Application and limits of a constant effectiveness model for predicting the pressure of steam condensers at off-design loads and cooling fluid temperatures

Abstract

The main steam condenser is an essential part of every steam power plant. It governs the exhaust pressure of the low pressure turbines and defines the minimum cycle temperature. The heat that is extracted from the cycle steam by the condenser is transferred to a cold stream such as air or water and discarded to atmosphere using a cooling device. The effectiveness of the condenser is key in determining steam temperature, and hence the turbine back pressure response at various operating conditions. Several methods have been proposed in literature to predict the change in backpressure due to load changes. This work examines the validity of a constant condenser effectiveness assumption method, for predicting the back pressure response at various loads, and/or for different cooling inlet temperature conditions. It also shows how the effectiveness of a condenser can be evaluated without detailed knowledge of the condenser internal design.

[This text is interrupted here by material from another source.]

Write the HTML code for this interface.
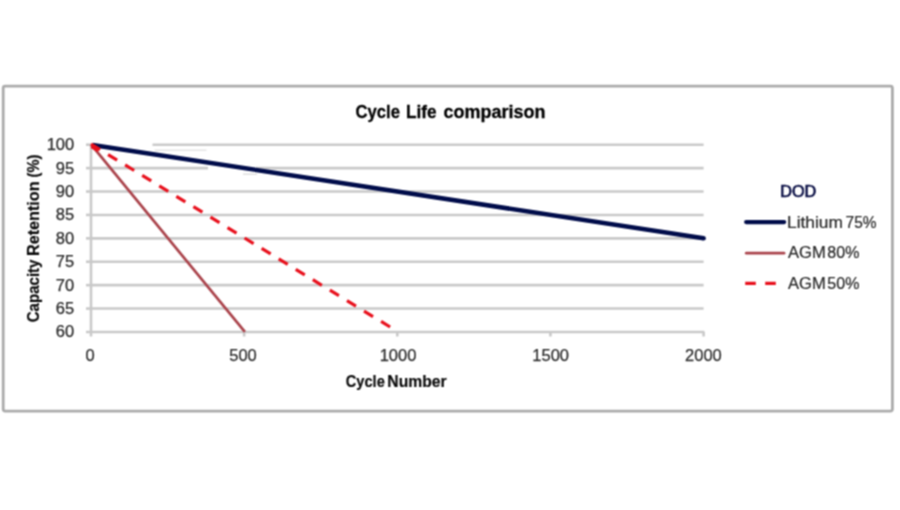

The results of the model were validated against data from 2 Air Cooled Condensers and 1 Wet Cooled Condenser. The results indicate that the constant effectiveness assumption is valid for all heat load conditions, and for cooling inlet temperatures within a close range to the design cooling fluid inlet temperature. To further improve on the accuracy, a simple linear adjustment can be added if one extra low load condition is known, resulting in pressure prediction errors below 4% for the full operating range.